Courage and Grit are key components to success. Failure builds grit. Grit fuels courage. When you recognize that there are lessons in defeat and that perseverance is imperative to high achievement; whether on the ice rink or in the classroom; you forge your character, cultivate your courage and pursue excellence.
“Some of the grittiest people I’ve known lack the luxury to consider the big picture and instead must react to immediate needs,” writes Margaret Perlis in an article for Forbes Magazine. “This doesn’t diminish the value of their fortitude, but rather underscores that grit perhaps is more about attitude than an end game.” She goes on to write, “Courage is like a muscle; it has to be exercised daily. If you do, it will grow; ignored, it will atrophy. Courage helps fuel grit; the two are symbiotic, feeding into and off of each other…and you need to manage each and how they are functioning together.
“It is not the critic who counts; not the man who points out how the strong man stumbles, or where the doer of deeds could have done better.

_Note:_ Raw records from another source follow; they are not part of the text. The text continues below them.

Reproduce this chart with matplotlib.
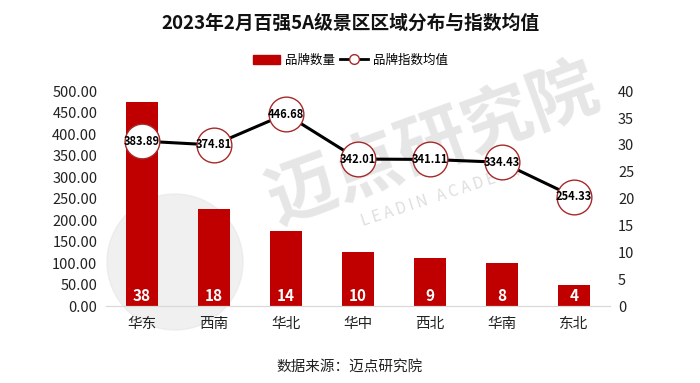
import matplotlib.pyplot as plt
import numpy as np
from matplotlib.patches import Patch, Ellipse
from matplotlib.lines import Line2D

plt.rcParams['font.family'] = ['Noto Sans CJK SC', 'DejaVu Sans']

regions = ['华东', '西南', '华北', '华中', '西北', '华南', '东北']
brand_count = [38, 18, 14, 10, 9, 8, 4]
index_avg = [383.89, 374.81, 446.68, 342.01, 341.11, 334.43, 254.33]

red = '#C00000'

fig = plt.figure(figsize=(7, 3.83), dpi=100)
ax = fig.add_axes([0.151, 0.201, 0.72, 0.561])
ax2 = ax.twinx()

x = np.arange(len(regions))

# faint watermark behind everything
fig.text(0.62, 0.62, '迈点研究院', fontsize=50, color='#c8c8c8', alpha=0.45,
         rotation=20, ha='center', va='center', fontweight='bold', zorder=-2)
fig.text(0.63, 0.49, 'L E A D I N   A C A D E M Y', fontsize=11, color='#c8c8c8',
         alpha=0.6, rotation=18, ha='center', va='center', zorder=-2)
fig.add_artist(Ellipse((175 / 700, 1 - 262 / 383), 2 * 68 / 700, 2 * 68 / 383,
                       transform=fig.transFigure, color='#e6e6e6', alpha=0.6,
                       zorder=-2))

# bars on the right axis (counts)
ax2.bar(x, brand_count, width=0.44, color=red, zorder=2)
for xi, v in zip(x, brand_count):
    ax2.text(xi, 1.9, str(v), ha='center', va='center', color='white',
             fontsize=11, fontweight='bold', zorder=3)

# line on the left axis (index), drawn above bars
ax.set_zorder(ax2.get_zorder() + 1)
ax.patch.set_visible(False)
ax2.patch.set_visible(False)
ax.plot(x, index_avg, color='black', lw=2.2, zorder=3,
        marker='o', markersize=25, markerfacecolor='white',
        markeredgecolor='#a52a2a', markeredgewidth=1.0)
for xi, v in zip(x, index_avg):
    ax.text(xi, v, f'{v:.2f}', ha='center', va='center', fontsize=8,
            fontweight='bold', color='black', zorder=4)

ax.set_ylim(0, 500)
ax.set_yticks(np.arange(0, 501, 50))
ax.set_yticklabels([f'{t:.2f}' for t in np.arange(0, 501, 50)])
ax2.set_ylim(0, 40)
ax2.set_yticks(np.arange(0, 41, 5))
ax.set_xlim(-0.5, len(regions) - 0.5)
ax.set_xticks(x)
ax.set_xticklabels(regions)

for a in (ax, ax2):
    for s in ['top', 'left', 'right']:
        a.spines[s].set_visible(False)
    a.spines['bottom'].set_color('#d9d9d9')
    a.tick_params(length=0, labelsize=10.5, colors='#222222')
ax.tick_params(axis='x', pad=8)
ax.tick_params(axis='y', pad=6)
ax2.tick_params(axis='y', pad=6)

fig.text(0.5, 0.94, '2023年2月百强5A级景区区域分布与指数均值', ha='center',
         va='center', fontsize=13.5, fontweight='bold', color='#111111')

# legend
handles = [Patch(color=red),
           Line2D([0], [0], color='black', lw=2, marker='o', markersize=7,
                  markerfacecolor='white', markeredgecolor='#a52a2a')]
fig.legend(handles, ['品牌数量', '品牌指数均值'], loc='center',
           bbox_to_anchor=(0.5, 0.843), ncol=2, frameon=False, fontsize=9,
           handlelength=2.2, columnspacing=0.4, handletextpad=0.4)

fig.text(0.5, 0.04, '数据来源：迈点研究院', ha='center', va='center',
         fontsize=10.5, color='#222222')

fig.savefig('out.png', dpi=100)
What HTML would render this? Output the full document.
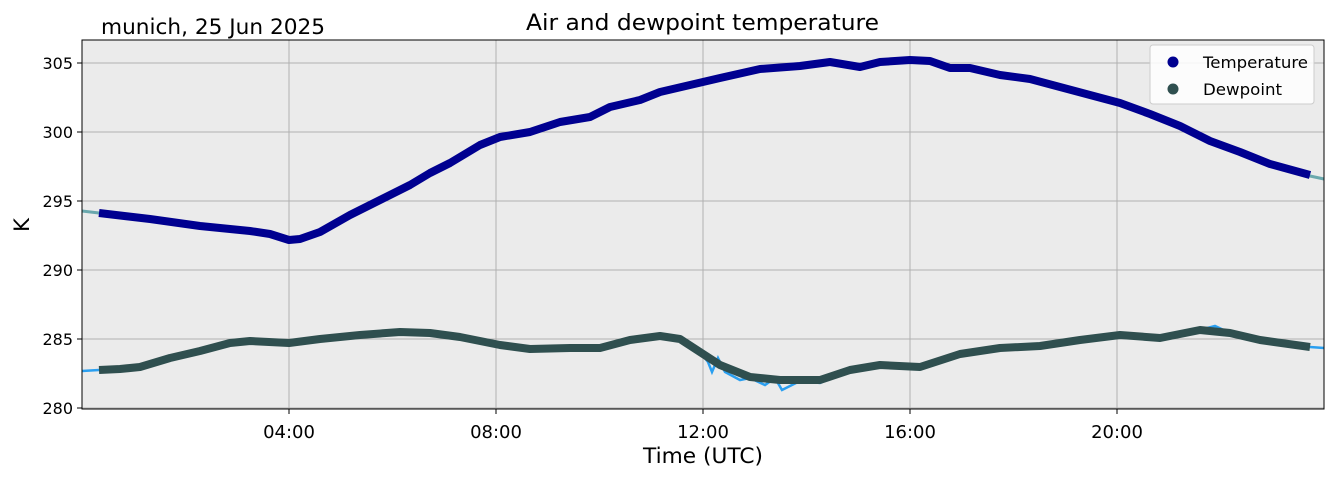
<!DOCTYPE html>
<html><head><style>body{margin:0;background:#fff}</style></head><body>
<svg width="1335" height="478" xmlns="http://www.w3.org/2000/svg" font-family="DejaVu Sans, Liberation Sans, sans-serif">
<rect x="82" y="40" width="1242" height="369" fill="#ebebeb"/>
<g stroke="#b0b0b0" stroke-width="1">
<line x1="289" y1="40" x2="289" y2="409"/><line x1="496" y1="40" x2="496" y2="409"/><line x1="703" y1="40" x2="703" y2="409"/><line x1="910" y1="40" x2="910" y2="409"/><line x1="1117" y1="40" x2="1117" y2="409"/>
<line x1="82" y1="63" x2="1324" y2="63"/><line x1="82" y1="132" x2="1324" y2="132"/><line x1="82" y1="201" x2="1324" y2="201"/><line x1="82" y1="270" x2="1324" y2="270"/><line x1="82" y1="339" x2="1324" y2="339"/><line x1="82" y1="408" x2="1324" y2="408"/>
</g>
<polyline fill="none" stroke="#6aa8ad" stroke-width="3" points="82,211 99,213 150,219 200,226 250,231 270,234 289,240 300,239 320,232 350,215 380,200 410,185 430,173 450,163 480,145 500,137 530,132 560,122 590,117 610,107 640,100 660,92 690,85 720,78 760,69 800,66 830,62 860,67 880,62 910,60 930,61 950,68 970,68 1000,75 1030,79 1060,87 1090,95 1120,103 1150,114 1180,126 1210,141 1240,152 1270,164 1310,176 1324,179"/>
<polyline fill="none" stroke="#000090" stroke-width="8" stroke-linejoin="round" points="99,213 150,219 200,226 250,231 270,234 289,240 300,239 320,232 350,215 380,200 410,185 430,173 450,163 480,145 500,137 530,132 560,122 590,117 610,107 640,100 660,92 690,85 720,78 760,69 800,66 830,62 860,67 880,62 910,60 930,61 950,68 970,68 1000,75 1030,79 1060,87 1090,95 1120,103 1150,114 1180,126 1210,141 1240,152 1270,164 1310,175"/>
<polyline fill="none" stroke="#2a9ff0" stroke-width="2.5" points="82,371 99,370 120,369 140,367 170,358 200,351 230,343 250,341 289,343 320,339 360,335 400,332 430,333 460,337 500,345 530,351 570,348 600,348 630,340 660,336 680,339 700,352 708,362 712,372 718,358 725,372 740,380 750,378 765,385 775,378 782,390 800,381 820,383 850,370 880,365 920,367 960,354 1000,348 1040,346 1080,340 1120,333 1160,338 1200,330 1215,326 1230,333 1260,340 1310,347 1324,348"/>
<polyline fill="none" stroke="#2f4f4f" stroke-width="8" stroke-linejoin="round" points="99,370 120,369 140,367 170,358 200,351 230,343 250,341 289,343 320,339 360,335 400,332 430,333 460,337 500,345 530,349 570,348 600,348 630,340 660,336 680,339 700,352 720,365 750,377 780,380 820,380 850,370 880,365 920,367 960,354 1000,348 1040,346 1080,340 1120,335 1160,338 1200,330 1230,333 1260,340 1310,347"/>
<rect x="82" y="40" width="1242" height="369" fill="none" stroke="#000" stroke-width="1"/>
<g stroke="#000"><line x1="77" y1="63" x2="82" y2="63"/><line x1="77" y1="132" x2="82" y2="132"/><line x1="77" y1="201" x2="82" y2="201"/><line x1="77" y1="270" x2="82" y2="270"/><line x1="77" y1="339" x2="82" y2="339"/><line x1="77" y1="408" x2="82" y2="408"/>
<line x1="289" y1="409" x2="289" y2="414"/><line x1="496" y1="409" x2="496" y2="414"/><line x1="703" y1="409" x2="703" y2="414"/><line x1="910" y1="409" x2="910" y2="414"/><line x1="1117" y1="409" x2="1117" y2="414"/></g>
<g font-size="16" text-anchor="end" fill="#000"><text x="73" y="69">305</text><text x="73" y="138">300</text><text x="73" y="207">295</text><text x="73" y="276">290</text><text x="73" y="345">285</text><text x="73" y="414">280</text></g>
<g font-size="18" text-anchor="middle" fill="#000"><text x="289" y="438">04:00</text><text x="496" y="438">08:00</text><text x="703" y="438">12:00</text><text x="910" y="438">16:00</text><text x="1117" y="438">20:00</text></g>
<text x="643" y="463" font-size="21" textLength="120" lengthAdjust="spacingAndGlyphs">Time (UTC)</text>
<text x="29" y="225" font-size="21" text-anchor="middle" transform="rotate(-90 29 225)">K</text>
<text x="526" y="30" font-size="22" textLength="353" lengthAdjust="spacingAndGlyphs">Air and dewpoint temperature</text>
<text x="101" y="34" font-size="21" textLength="224" lengthAdjust="spacingAndGlyphs">munich, 25 Jun 2025</text>
<rect x="1150" y="45" width="164" height="59" fill="#fff" fill-opacity="0.85" stroke="#ccc" rx="3"/>
<circle cx="1173" cy="62" r="5.5" fill="#000090"/><circle cx="1173" cy="89" r="5.5" fill="#2f4f4f"/>
<text x="1203" y="68" font-size="16" textLength="105" lengthAdjust="spacingAndGlyphs">Temperature</text><text x="1203" y="95" font-size="16" textLength="79" lengthAdjust="spacingAndGlyphs">Dewpoint</text>
</svg>
</body></html>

The credit belongs to the man who is actually in the arena, whose face is marred by dust and sweat and blood; who strived valiantly; who errs, who comes again and again, because there is no effort without error and shortcoming; but who does actually strive to do the deeds; who knows great enthusiasms, the great devotions; who spends himself in a worthy cause; who at the best knows in the end the triumph of high achievement, and who at the worst, if he fails, at least fails while daring greatly.”